In the mountains of western Belize, me and my wife was about to go on a guided tour of the Actun Tunichil Muknal caves to see some stalagmites and dead people. A group of us stood in line while this big dude with dreads signed us in and gave us helmets and headlamps. When he got to me, he concerned-whispered, “I’m sorry, brother, I forgot to ask you if you could swim, because there’ parts of the caves with water and—”
“Of course I can swim, nigga! Why you ask me some silly shit like that?”
“Because you’re black.”
“You’re black,” I said, “and you know how to swim.”
“I’m not black. I’m Belizean.”
“You still black.”
“You know what I mean,” he said, “A lot of black dudes come down here from New York or California or Chicago and they can’t swim. I’m just tryna look out for you.”
“Yo black ass ain’t tryna look out for me. Yes, I can swim. Can I have my helmet now?”
I knew he was right. But I felt betrayed because that’s some shit black folks don’t say to each other. Only white folks have said that shit to me. The first time somebody said that shit to me was a white person, when I was in navy boot camp. He straight up said, “You might as well go to the remedial line now because black people can’t swim.” I said the same shit I said the Belizean dude, of course I know how to swim. Then I looked across the pool to the long-ass remedial line. It was all black folks.
I now know the racial history of swimming pools and other recreation areas pre and post-segregation. But I mainly didn’t know about that stereotype because I grew up in a cluster of black towns where some people could swim and some people couldn’t. It was a personal shortcoming, not a racial one. My dad could swim and my mom couldn’t.

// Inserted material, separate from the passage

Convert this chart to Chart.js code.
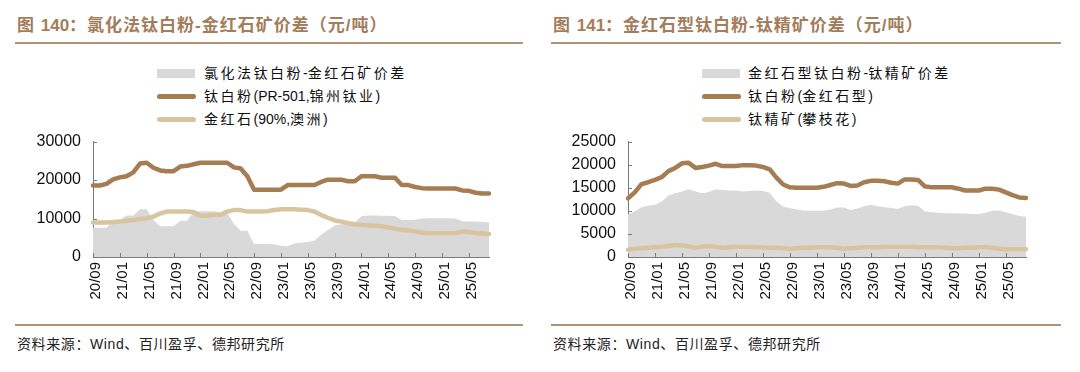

I was one of those people who couldn’t swim because I didn’t get taught or got taught the wrong way when my dad threw me into the water and I almost drowned. I didn’t learn how to swim for real until I was 14, when I was at this camp and they told us we were gonna boat race to the middle of the lake and back. I went because this girl had my nose wide open. We’d been up under each other’s asses all week. She said her parents were okay with her dating black guys. I said my parents were okay with me dating white girls. We both was lying. But we still promised to write to each other after camp.
When we got out to the middle of the lake, the counselors yelled, SURPRISE TWIST, and told everybody to jump out, flip the boat over, then get back in. I sat there while everyone jumped out like NOPE. My girlfriend reached her beautiful ass arm out the water and said, “Just jump. It’ll be fine. I’m here with you.” I jumped. She smiled.

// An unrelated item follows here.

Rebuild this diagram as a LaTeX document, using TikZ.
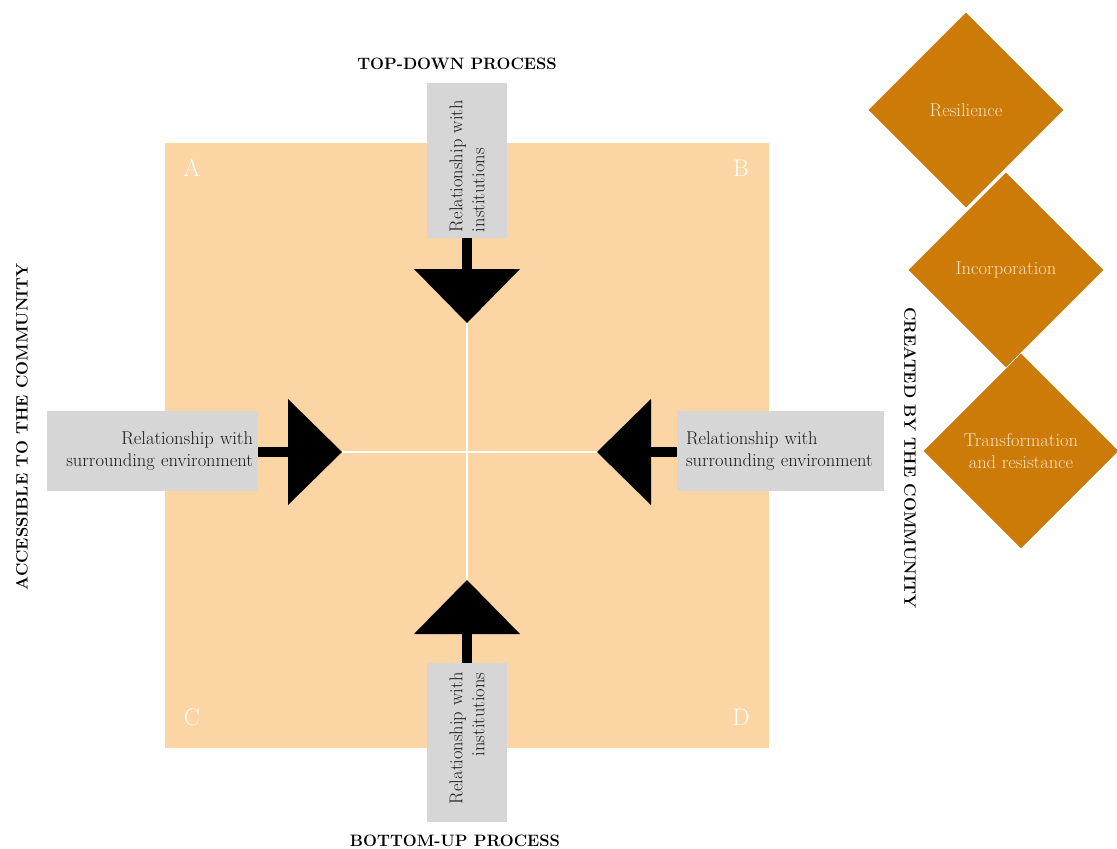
\documentclass[tikz,border=0pt]{standalone}
\usepackage{fontspec}
\usetikzlibrary{arrows.meta,shapes.geometric}
\definecolor{peach}{RGB}{252,213,165}
\definecolor{boxgray}{RGB}{214,214,214}
\definecolor{dorange}{RGB}{205,123,8}
\definecolor{cream}{RGB}{250,228,195}
\begin{document}
\begin{tikzpicture}[x=1pt,y=-1pt,
  graybox/.style={fill=boxgray, inner sep=0pt, font=\fontsize{18.5}{22}\selectfont, text=black!90},
  bigarrow/.style={line width=10pt, -{Triangle[width=106pt,length=54pt,line width=0pt]}},
  crossline/.style={white, line width=1.5pt},
  corner/.style={text=white, font=\fontsize{24}{26}\selectfont, inner sep=0pt},
  lab/.style={font=\bfseries\fontsize{16.5}{19}\selectfont, inner sep=0pt},
  diam/.style={diamond, aspect=1, fill=dorange, minimum width=195pt, minimum height=195pt,
    inner sep=0pt, text=cream, align=center, font=\fontsize{18.5}{22}\selectfont}]
\useasboundingbox (0,0) rectangle (1117,849);
% square
\node[fill=peach, minimum width=604pt, minimum height=605pt, inner sep=0pt] (sq) at (467,445.5) {};
% tips
\coordinate (tT) at (467,323);
\coordinate (bT) at (467,580);
\coordinate (lT) at (342,452);
\coordinate (rT) at (597,452);
\draw[crossline] (tT) -- (bT);
\draw[crossline] (lT) -- (rT);
% corner letters
\node[corner] (A) at (192,168) {A};
\node[corner] (B) at (741,168) {B};
\node[corner] (C) at (192,717) {C};
\node[corner] (D) at (741,717) {D};
% boxes
\node[graybox, rotate=90, minimum width=155pt, minimum height=80pt, text width=143pt, align=left] (tbox) at (467,160.5) {Relationship with\\institutions};
\node[graybox, rotate=90, minimum width=159pt, minimum height=80pt, text width=140pt, align=right] (bbox) at (467,742.5) {Relationship with\\institutions};
\node[graybox, minimum width=211pt, minimum height=80pt, text width=201pt, align=right] (lbox) at (152.5,451) {Relationship with\\surrounding environment};
\node[graybox, minimum width=207pt, minimum height=80pt, text width=189pt, align=left] (rbox) at (780.5,451) {Relationship with\\surrounding environment};
% arrows
\draw[bigarrow] (tbox) -- (tT);
\draw[bigarrow] (bbox) -- (bT);
\draw[bigarrow] (lbox.east |- lT) -- (lT);
\draw[bigarrow] (rbox.west |- rT) -- (rT);
% labels
\node[lab] (toplab) at (457,64) {TOP-DOWN PROCESS};
\node[lab] (botlab) at (455,841) {BOTTOM-UP PROCESS};
\node[lab, rotate=90] (acc) at (22,427) {ACCESSIBLE TO THE COMMUNITY};
\node[lab, rotate=-90] (cre) at (910,458) {CREATED BY THE COMMUNITY};
% diamonds
\node[diam] (d1) at (966,110) {Resilience};
\node[diam] (d2) at (1006,270) {Incorporation};
\node[diam] (d3) at (1021,451) {Transformation\\and resistance};
\end{tikzpicture}
\end{document}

The team said I should hold one of the oars while everyone else flipped the boat, because it would help me float. But I accidentally let it go and it floated away while I doggy paddled after it. They all got back in the boat, and pulled forward, not wanting to lose and not wanting to leave me. My girlfriend reached out the back, and I said fuck that oar, and started swimming towards my woman.
Being a late swimmer who only learned out of fear and teenage love, means that I was just proficient, and still not super comfortable in water. But I’ve kept trying water shit over the years. It’s partly fun, and I wanna get over my fears. I’ve been snorkeling a lot–it’s so otherworldly and wild, but I still have some fear that I’m in the ocean. I went swimming in a shark cage with my wife in Hawaii, and I was terrified the whole fucking forty-five minutes we were in the water. My wife was in heaven. She was born and raised in Hawaii and is more comfortable in water than on land.
I’ve jumped off a 25-foot cliff into the ocean, and panicked when I felt my feet hit sand, but pushed up hard to the surface. When I opened my eyes, a sea turtle was staring dead in my face. I screamed and tried to punch it.
Over the years, I developed the most ridiculous shit: a water allergy. People laugh when I say it because they think I’m joking, but I’m serious, it’s called Aquagenic Urticaria. “Aquagenic urticaria is a rare skin condition where itchy, red, and swollen hives develop after contact with water, regardless of its temperature.” Or type of water. Even pure distilled water makes me break out. Even my fuckin sweat. If I don’t take allergy meds before I shower, it feels like a million red ants are biting me all over my body for an hour.
It’s terrible. But also kinda cool, because I don’t feel any external or internal pressure to keep trying water shit now. I mean, I miss walking naked in the street while it’s raining, but I ain’t gonna be following no more women into an ocean or being betrayed by a not-black-but-Belizean-black dude. Fuck a beach. Fuck a sand. Fuck a ocean. And fuck that sea turtle.
The tin that pairs well with this story is The Fantastic World of the Portuguese Sardine’s “The Mr. Lobster Show” because it is a spectacular event every time my dumb ass tries something in the water.